▸ **COLLECTED MATERIAL**
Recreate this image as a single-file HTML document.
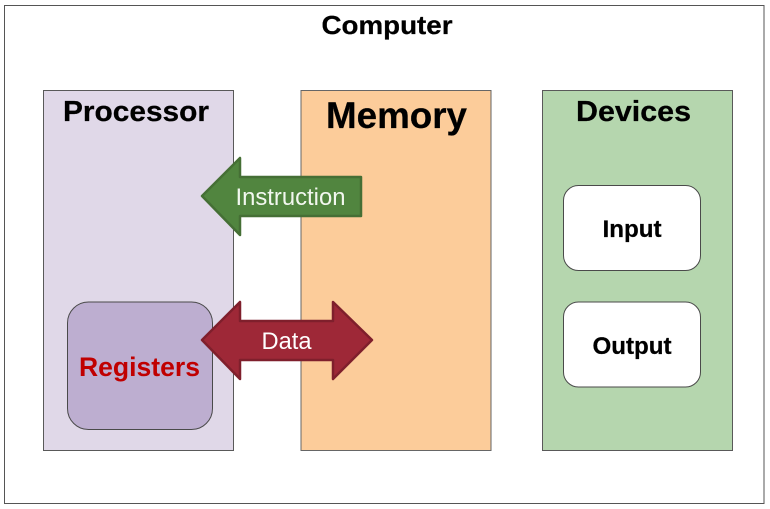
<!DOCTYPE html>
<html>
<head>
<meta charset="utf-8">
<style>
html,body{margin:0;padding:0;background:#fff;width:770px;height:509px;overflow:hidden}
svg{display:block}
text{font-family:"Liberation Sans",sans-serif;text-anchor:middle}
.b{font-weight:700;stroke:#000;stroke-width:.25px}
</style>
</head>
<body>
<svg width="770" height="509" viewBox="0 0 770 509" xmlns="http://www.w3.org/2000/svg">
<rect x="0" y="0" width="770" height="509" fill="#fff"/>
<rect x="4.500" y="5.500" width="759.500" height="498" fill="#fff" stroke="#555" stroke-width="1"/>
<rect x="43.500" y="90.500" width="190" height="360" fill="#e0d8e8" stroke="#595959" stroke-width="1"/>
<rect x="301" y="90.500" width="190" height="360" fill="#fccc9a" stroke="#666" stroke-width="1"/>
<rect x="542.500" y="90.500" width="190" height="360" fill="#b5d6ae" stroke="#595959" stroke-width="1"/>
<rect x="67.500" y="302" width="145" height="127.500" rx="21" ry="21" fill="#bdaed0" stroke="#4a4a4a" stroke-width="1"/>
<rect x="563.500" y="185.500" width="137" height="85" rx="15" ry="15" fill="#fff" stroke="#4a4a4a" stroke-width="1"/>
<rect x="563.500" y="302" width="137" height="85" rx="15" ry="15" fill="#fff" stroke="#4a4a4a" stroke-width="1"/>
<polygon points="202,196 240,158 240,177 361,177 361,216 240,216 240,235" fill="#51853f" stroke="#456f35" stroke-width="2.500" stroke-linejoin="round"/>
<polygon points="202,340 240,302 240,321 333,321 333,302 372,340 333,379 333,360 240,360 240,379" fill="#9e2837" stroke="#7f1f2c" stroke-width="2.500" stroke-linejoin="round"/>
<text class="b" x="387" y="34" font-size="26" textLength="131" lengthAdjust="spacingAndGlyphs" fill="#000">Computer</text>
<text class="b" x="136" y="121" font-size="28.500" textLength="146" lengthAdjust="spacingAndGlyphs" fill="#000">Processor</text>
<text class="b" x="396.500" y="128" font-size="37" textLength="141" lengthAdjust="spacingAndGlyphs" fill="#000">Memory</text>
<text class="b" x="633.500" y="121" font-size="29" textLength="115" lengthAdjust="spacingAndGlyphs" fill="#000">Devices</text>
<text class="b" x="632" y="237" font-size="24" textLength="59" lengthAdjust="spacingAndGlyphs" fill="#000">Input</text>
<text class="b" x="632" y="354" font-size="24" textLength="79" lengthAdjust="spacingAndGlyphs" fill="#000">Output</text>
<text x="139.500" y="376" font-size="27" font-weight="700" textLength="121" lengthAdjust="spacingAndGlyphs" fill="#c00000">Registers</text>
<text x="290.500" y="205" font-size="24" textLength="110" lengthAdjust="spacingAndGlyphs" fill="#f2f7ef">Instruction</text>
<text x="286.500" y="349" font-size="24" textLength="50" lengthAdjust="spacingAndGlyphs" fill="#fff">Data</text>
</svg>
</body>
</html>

▸ **WORK TO DO**
Copy each line in full and exactly, omitting any picture.

▸ **FINISHED EXERCISE**
Recreate this image as a single-file HTML document.
<!DOCTYPE html>
<html>
<head>
<meta charset="utf-8">
<style>
html,body{margin:0;padding:0;background:#fff;width:770px;height:509px;overflow:hidden}
svg{display:block}
text{font-family:"Liberation Sans",sans-serif;text-anchor:middle}
.b{font-weight:700;stroke:#000;stroke-width:.25px}
</style>
</head>
<body>
<svg width="770" height="509" viewBox="0 0 770 509" xmlns="http://www.w3.org/2000/svg">
<rect x="0" y="0" width="770" height="509" fill="#fff"/>
<rect x="4.500" y="5.500" width="759.500" height="498" fill="#fff" stroke="#555" stroke-width="1"/>
<rect x="43.500" y="90.500" width="190" height="360" fill="#e0d8e8" stroke="#595959" stroke-width="1"/>
<rect x="301" y="90.500" width="190" height="360" fill="#fccc9a" stroke="#666" stroke-width="1"/>
<rect x="542.500" y="90.500" width="190" height="360" fill="#b5d6ae" stroke="#595959" stroke-width="1"/>
<rect x="67.500" y="302" width="145" height="127.500" rx="21" ry="21" fill="#bdaed0" stroke="#4a4a4a" stroke-width="1"/>
<rect x="563.500" y="185.500" width="137" height="85" rx="15" ry="15" fill="#fff" stroke="#4a4a4a" stroke-width="1"/>
<rect x="563.500" y="302" width="137" height="85" rx="15" ry="15" fill="#fff" stroke="#4a4a4a" stroke-width="1"/>
<polygon points="202,196 240,158 240,177 361,177 361,216 240,216 240,235" fill="#51853f" stroke="#456f35" stroke-width="2.500" stroke-linejoin="round"/>
<polygon points="202,340 240,302 240,321 333,321 333,302 372,340 333,379 333,360 240,360 240,379" fill="#9e2837" stroke="#7f1f2c" stroke-width="2.500" stroke-linejoin="round"/>
<text class="b" x="387" y="34" font-size="26" textLength="131" lengthAdjust="spacingAndGlyphs" fill="#000">Computer</text>
<text class="b" x="136" y="121" font-size="28.500" textLength="146" lengthAdjust="spacingAndGlyphs" fill="#000">Processor</text>
<text class="b" x="396.500" y="128" font-size="37" textLength="141" lengthAdjust="spacingAndGlyphs" fill="#000">Memory</text>
<text class="b" x="633.500" y="121" font-size="29" textLength="115" lengthAdjust="spacingAndGlyphs" fill="#000">Devices</text>
<text class="b" x="632" y="237" font-size="24" textLength="59" lengthAdjust="spacingAndGlyphs" fill="#000">Input</text>
<text class="b" x="632" y="354" font-size="24" textLength="79" lengthAdjust="spacingAndGlyphs" fill="#000">Output</text>
<text x="139.500" y="376" font-size="27" font-weight="700" textLength="121" lengthAdjust="spacingAndGlyphs" fill="#c00000">Registers</text>
<text x="290.500" y="205" font-size="24" textLength="110" lengthAdjust="spacingAndGlyphs" fill="#f2f7ef">Instruction</text>
<text x="286.500" y="349" font-size="24" textLength="50" lengthAdjust="spacingAndGlyphs" fill="#fff">Data</text>
</svg>
</body>
</html>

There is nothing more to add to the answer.